- **SUPPLIED MATERIAL**
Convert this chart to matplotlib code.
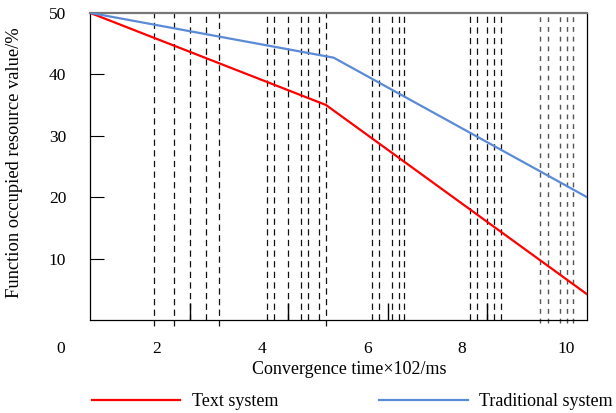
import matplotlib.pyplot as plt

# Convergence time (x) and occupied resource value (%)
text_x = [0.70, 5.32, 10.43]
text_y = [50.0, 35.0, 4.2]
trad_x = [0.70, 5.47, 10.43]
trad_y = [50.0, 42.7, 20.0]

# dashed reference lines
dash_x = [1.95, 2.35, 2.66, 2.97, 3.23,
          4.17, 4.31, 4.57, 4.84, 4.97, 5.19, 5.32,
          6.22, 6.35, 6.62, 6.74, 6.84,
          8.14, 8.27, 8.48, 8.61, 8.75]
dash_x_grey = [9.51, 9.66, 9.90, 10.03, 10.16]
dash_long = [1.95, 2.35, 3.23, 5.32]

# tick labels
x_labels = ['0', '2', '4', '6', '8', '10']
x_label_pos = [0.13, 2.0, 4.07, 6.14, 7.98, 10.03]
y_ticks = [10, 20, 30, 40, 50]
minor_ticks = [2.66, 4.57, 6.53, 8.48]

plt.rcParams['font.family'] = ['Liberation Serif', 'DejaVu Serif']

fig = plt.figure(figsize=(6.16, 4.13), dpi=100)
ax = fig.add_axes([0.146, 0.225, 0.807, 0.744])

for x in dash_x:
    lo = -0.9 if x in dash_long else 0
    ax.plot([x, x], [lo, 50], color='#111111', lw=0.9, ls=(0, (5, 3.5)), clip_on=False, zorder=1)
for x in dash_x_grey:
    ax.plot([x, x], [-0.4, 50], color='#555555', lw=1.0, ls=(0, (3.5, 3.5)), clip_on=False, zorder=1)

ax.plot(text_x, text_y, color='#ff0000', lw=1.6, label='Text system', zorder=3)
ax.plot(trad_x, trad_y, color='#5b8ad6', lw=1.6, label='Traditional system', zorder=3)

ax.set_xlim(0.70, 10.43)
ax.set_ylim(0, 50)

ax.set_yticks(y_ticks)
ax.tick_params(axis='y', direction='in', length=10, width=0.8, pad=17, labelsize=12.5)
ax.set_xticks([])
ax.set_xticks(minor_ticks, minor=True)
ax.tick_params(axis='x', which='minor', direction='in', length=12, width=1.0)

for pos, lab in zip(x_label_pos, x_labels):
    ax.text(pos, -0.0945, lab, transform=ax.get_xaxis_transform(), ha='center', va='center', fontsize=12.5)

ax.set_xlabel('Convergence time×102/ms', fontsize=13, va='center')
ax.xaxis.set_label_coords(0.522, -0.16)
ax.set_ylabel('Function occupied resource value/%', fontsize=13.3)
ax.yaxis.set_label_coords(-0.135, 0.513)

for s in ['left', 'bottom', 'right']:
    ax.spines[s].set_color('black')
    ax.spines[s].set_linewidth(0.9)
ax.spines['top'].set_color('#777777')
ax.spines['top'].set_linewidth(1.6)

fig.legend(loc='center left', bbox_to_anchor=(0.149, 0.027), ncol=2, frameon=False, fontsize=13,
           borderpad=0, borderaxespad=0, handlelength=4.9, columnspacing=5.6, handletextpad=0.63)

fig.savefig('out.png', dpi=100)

---

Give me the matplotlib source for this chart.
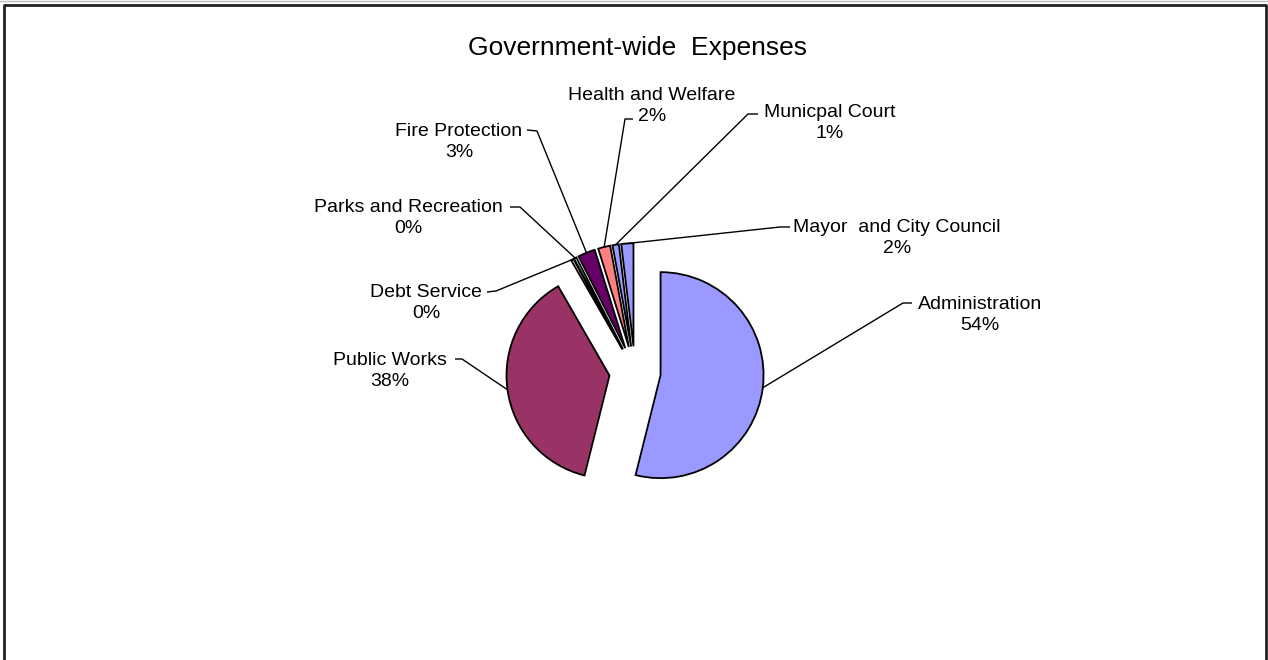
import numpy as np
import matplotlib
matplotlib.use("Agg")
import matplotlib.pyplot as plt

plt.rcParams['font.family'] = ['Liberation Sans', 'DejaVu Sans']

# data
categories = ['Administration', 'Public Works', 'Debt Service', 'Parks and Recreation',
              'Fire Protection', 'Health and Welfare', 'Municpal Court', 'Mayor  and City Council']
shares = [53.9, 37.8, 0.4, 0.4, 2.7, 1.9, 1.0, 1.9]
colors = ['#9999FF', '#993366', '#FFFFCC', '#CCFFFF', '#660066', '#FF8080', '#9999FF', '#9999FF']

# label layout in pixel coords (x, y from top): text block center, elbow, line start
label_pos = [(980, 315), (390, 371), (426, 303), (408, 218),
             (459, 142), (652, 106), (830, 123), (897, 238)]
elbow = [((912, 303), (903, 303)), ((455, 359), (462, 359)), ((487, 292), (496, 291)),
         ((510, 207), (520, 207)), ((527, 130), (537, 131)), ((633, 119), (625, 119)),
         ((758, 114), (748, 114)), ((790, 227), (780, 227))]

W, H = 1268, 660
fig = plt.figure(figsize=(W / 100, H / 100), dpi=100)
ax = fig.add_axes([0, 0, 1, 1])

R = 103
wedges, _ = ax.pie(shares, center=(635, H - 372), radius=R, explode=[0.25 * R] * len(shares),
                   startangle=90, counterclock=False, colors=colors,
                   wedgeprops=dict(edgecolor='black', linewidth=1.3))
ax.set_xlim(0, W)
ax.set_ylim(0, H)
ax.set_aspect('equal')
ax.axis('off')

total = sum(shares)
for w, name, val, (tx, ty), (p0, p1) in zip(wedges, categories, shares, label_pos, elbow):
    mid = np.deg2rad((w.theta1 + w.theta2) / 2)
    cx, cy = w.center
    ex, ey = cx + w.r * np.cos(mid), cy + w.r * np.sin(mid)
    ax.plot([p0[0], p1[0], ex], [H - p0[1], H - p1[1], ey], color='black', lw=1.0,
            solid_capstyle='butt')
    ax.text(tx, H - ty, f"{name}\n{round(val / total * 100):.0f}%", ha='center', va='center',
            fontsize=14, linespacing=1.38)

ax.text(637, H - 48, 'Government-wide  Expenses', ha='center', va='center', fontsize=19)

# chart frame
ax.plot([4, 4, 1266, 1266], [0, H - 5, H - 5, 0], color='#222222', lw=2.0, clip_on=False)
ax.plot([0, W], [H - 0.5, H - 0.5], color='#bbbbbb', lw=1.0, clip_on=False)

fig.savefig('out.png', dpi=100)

- **AIM OF THE TASK**
Can you give again only the lines between the one containing "Convert this chart to matplotlib code." and the one containing "plt.rcParams['font.family'] = ['Liberation Serif', 'DejaVu", counting both, exactly as they appear and without any pictures?

- **EXPECTED OUTPUT**
Convert this chart to matplotlib code.
import matplotlib.pyplot as plt

# Convergence time (x) and occupied resource value (%)
text_x = [0.70, 5.32, 10.43]
text_y = [50.0, 35.0, 4.2]
trad_x = [0.70, 5.47, 10.43]
trad_y = [50.0, 42.7, 20.0]

# dashed reference lines
dash_x = [1.95, 2.35, 2.66, 2.97, 3.23,
          4.17, 4.31, 4.57, 4.84, 4.97, 5.19, 5.32,
          6.22, 6.35, 6.62, 6.74, 6.84,
          8.14, 8.27, 8.48, 8.61, 8.75]
dash_x_grey = [9.51, 9.66, 9.90, 10.03, 10.16]
dash_long = [1.95, 2.35, 3.23, 5.32]

# tick labels
x_labels = ['0', '2', '4', '6', '8', '10']
x_label_pos = [0.13, 2.0, 4.07, 6.14, 7.98, 10.03]
y_ticks = [10, 20, 30, 40, 50]
minor_ticks = [2.66, 4.57, 6.53, 8.48]

plt.rcParams['font.family'] = ['Liberation Serif', 'DejaVu Serif']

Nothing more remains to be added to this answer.